Collected data:

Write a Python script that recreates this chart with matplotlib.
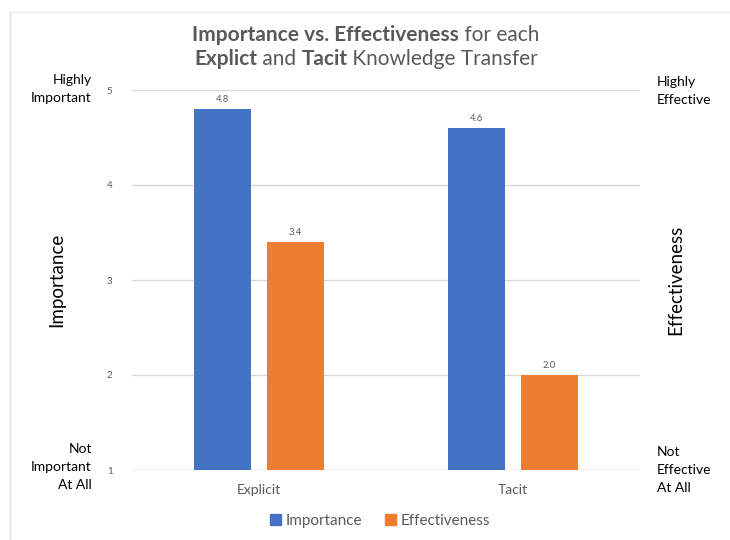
import matplotlib
matplotlib.use("Agg")
import matplotlib.pyplot as plt
import numpy as np
from matplotlib.patches import Rectangle
from matplotlib.lines import Line2D

plt.rcParams['font.family'] = ['Lato', 'DejaVu Sans']

categories = ["Explicit", "Tacit"]
importance = [4.8, 4.6]
effectiveness = [3.4, 2.0]
series_names = ["Importance", "Effectiveness"]
yticks = [1, 2, 3, 4, 5]

BLUE = "#4472C4"
ORANGE = "#ED7D31"
GRID = "#D9D9D9"
TXT = "#595959"

fig = plt.figure(figsize=(7.3, 5.4), dpi=100)
W, H = 730, 540
ax = fig.add_axes([132 / W, 1 - 470 / H, (640 - 132) / W, (470 - 90) / H])

x = np.arange(len(categories))
bw = 0.224
off = 0.144
base = 1
ax.bar(x - off, np.array(importance) - base, bw, bottom=base, color=BLUE, zorder=3)
ax.bar(x + off, np.array(effectiveness) - base, bw, bottom=base, color=ORANGE, zorder=3)
for xs, vals in ((x - off, importance), (x + off, effectiveness)):
    for xi, v in zip(xs, vals):
        ax.text(xi, v + 0.05, f"{v:.1f}", ha="center", va="bottom", fontsize=6.8, color=TXT)

ax.set_xlim(-0.5, 1.5)
ax.set_ylim(1, 5)
ax.set_yticks(yticks)
ax.set_yticklabels([str(t) for t in yticks], fontsize=7, color=TXT)
ax.set_xticks(x)
ax.set_xticklabels(categories, fontsize=10, color=TXT)
ax.tick_params(axis='both', length=0)
ax.tick_params(axis='y', pad=14)
ax.tick_params(axis='x', pad=10)
ax.yaxis.grid(True, color=GRID, linewidth=1, zorder=0)
for s in ax.spines.values():
    s.set_visible(False)
ax.axhline(1, color=GRID, linewidth=1, zorder=1)

# Side labels
LS = 1.6
fig.text(92 / W, 1 - 89 / H, "Highly\nImportant", ha="right", va="center", fontsize=10, color="black", linespacing=LS)
fig.text(92 / W, 1 - 467 / H, "Not\nImportant\nAt All", ha="right", va="center", fontsize=10, color="black", linespacing=LS)
fig.text(57 / W, 1 - 280 / H, "Importance", ha="center", va="center", rotation=90, fontsize=13.5, color="black")
fig.text(657 / W, 1 - 91 / H, "Highly\nEffective", ha="left", va="center", fontsize=10, color="black", linespacing=LS)
fig.text(657 / W, 1 - 470 / H, "Not\nEffective\nAt All", ha="left", va="center", fontsize=10, color="black", linespacing=LS)
fig.text(676 / W, 1 - 280 / H, "Effectiveness", ha="center", va="center", rotation=90, fontsize=13.5, color="black")

# Title with mixed bold
fig.canvas.draw()
renderer = fig.canvas.get_renderer()

def mixed_line(segments, cx, cy, size):
    texts = []
    widths = []
    for s, bold in segments:
        t = fig.text(0, cy, s, fontsize=size, fontweight='bold' if bold else 'normal',
                     color=TXT, ha='left', va='center')
        bb = t.get_window_extent(renderer)
        texts.append(t)
        widths.append(bb.width)
    total = sum(widths)
    start = cx * W - total / 2
    for t, w in zip(texts, widths):
        t.set_x(start / W)
        start += w

mixed_line([("Importance vs. Effectiveness", True), (" for each", False)], 366 / W, 1 - 35 / H, 15)
mixed_line([("Explict", True), (" and ", False), ("Tacit", True), (" Knowledge Transfer", False)], 366 / W, 1 - 59 / H, 15)

# Legend
fig.legend([Rectangle((0, 0), 1, 1, color=BLUE), Rectangle((0, 0), 1, 1, color=ORANGE)],
           series_names, loc='center', bbox_to_anchor=(380 / W, 1 - 521 / H), ncol=2,
           frameon=False, fontsize=11, handlelength=0.7, handleheight=0.7,
           handletextpad=0.3, columnspacing=1.5, labelcolor=TXT)

# Border lines
fig.add_artist(Line2D([10 / W, 10 / W], [0, 1 - 12 / H], color="#E0E0E0", linewidth=1, transform=fig.transFigure))
fig.add_artist(Line2D([10 / W, 1], [1 - 12 / H, 1 - 12 / H], color="#F0F0F0", linewidth=1, transform=fig.transFigure))

fig.savefig("out.png", dpi=100)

Directions for this task: Every line above should be returned word for word, with the pictures left behind.

Reply:
Write a Python script that recreates this chart with matplotlib.
import matplotlib
matplotlib.use("Agg")
import matplotlib.pyplot as plt
import numpy as np
from matplotlib.patches import Rectangle
from matplotlib.lines import Line2D

plt.rcParams['font.family'] = ['Lato', 'DejaVu Sans']

categories = ["Explicit", "Tacit"]
importance = [4.8, 4.6]
effectiveness = [3.4, 2.0]
series_names = ["Importance", "Effectiveness"]
yticks = [1, 2, 3, 4, 5]

BLUE = "#4472C4"
ORANGE = "#ED7D31"
GRID = "#D9D9D9"
TXT = "#595959"

fig = plt.figure(figsize=(7.3, 5.4), dpi=100)
W, H = 730, 540
ax = fig.add_axes([132 / W, 1 - 470 / H, (640 - 132) / W, (470 - 90) / H])

x = np.arange(len(categories))
bw = 0.224
off = 0.144
base = 1
ax.bar(x - off, np.array(importance) - base, bw, bottom=base, color=BLUE, zorder=3)
ax.bar(x + off, np.array(effectiveness) - base, bw, bottom=base, color=ORANGE, zorder=3)
for xs, vals in ((x - off, importance), (x + off, effectiveness)):
    for xi, v in zip(xs, vals):
        ax.text(xi, v + 0.05, f"{v:.1f}", ha="center", va="bottom", fontsize=6.8, color=TXT)

ax.set_xlim(-0.5, 1.5)
ax.set_ylim(1, 5)
ax.set_yticks(yticks)
ax.set_yticklabels([str(t) for t in yticks], fontsize=7, color=TXT)
ax.set_xticks(x)
ax.set_xticklabels(categories, fontsize=10, color=TXT)
ax.tick_params(axis='both', length=0)
ax.tick_params(axis='y', pad=14)
ax.tick_params(axis='x', pad=10)
ax.yaxis.grid(True, color=GRID, linewidth=1, zorder=0)
for s in ax.spines.values():
    s.set_visible(False)
ax.axhline(1, color=GRID, linewidth=1, zorder=1)

# Side labels
LS = 1.6
fig.text(92 / W, 1 - 89 / H, "Highly\nImportant", ha="right", va="center", fontsize=10, color="black", linespacing=LS)
fig.text(92 / W, 1 - 467 / H, "Not\nImportant\nAt All", ha="right", va="center", fontsize=10, color="black", linespacing=LS)
fig.text(57 / W, 1 - 280 / H, "Importance", ha="center", va="center", rotation=90, fontsize=13.5, color="black")
fig.text(657 / W, 1 - 91 / H, "Highly\nEffective", ha="left", va="center", fontsize=10, color="black", linespacing=LS)
fig.text(657 / W, 1 - 470 / H, "Not\nEffective\nAt All", ha="left", va="center", fontsize=10, color="black", linespacing=LS)
fig.text(676 / W, 1 - 280 / H, "Effectiveness", ha="center", va="center", rotation=90, fontsize=13.5, color="black")

# Title with mixed bold
fig.canvas.draw()
renderer = fig.canvas.get_renderer()

def mixed_line(segments, cx, cy, size):
    texts = []
    widths = []
    for s, bold in segments:
        t = fig.text(0, cy, s, fontsize=size, fontweight='bold' if bold else 'normal',
                     color=TXT, ha='left', va='center')
        bb = t.get_window_extent(renderer)
        texts.append(t)
        widths.append(bb.width)
    total = sum(widths)
    start = cx * W - total / 2
    for t, w in zip(texts, widths):
        t.set_x(start / W)
        start += w

mixed_line([("Importance vs. Effectiveness", True), (" for each", False)], 366 / W, 1 - 35 / H, 15)
mixed_line([("Explict", True), (" and ", False), ("Tacit", True), (" Knowledge Transfer", False)], 366 / W, 1 - 59 / H, 15)

# Legend
fig.legend([Rectangle((0, 0), 1, 1, color=BLUE), Rectangle((0, 0), 1, 1, color=ORANGE)],
           series_names, loc='center', bbox_to_anchor=(380 / W, 1 - 521 / H), ncol=2,
           frameon=False, fontsize=11, handlelength=0.7, handleheight=0.7,
           handletextpad=0.3, columnspacing=1.5, labelcolor=TXT)

# Border lines
fig.add_artist(Line2D([10 / W, 10 / W], [0, 1 - 12 / H], color="#E0E0E0", linewidth=1, transform=fig.transFigure))
fig.add_artist(Line2D([10 / W, 1], [1 - 12 / H, 1 - 12 / H], color="#F0F0F0", linewidth=1, transform=fig.transFigure))

fig.savefig("out.png", dpi=100)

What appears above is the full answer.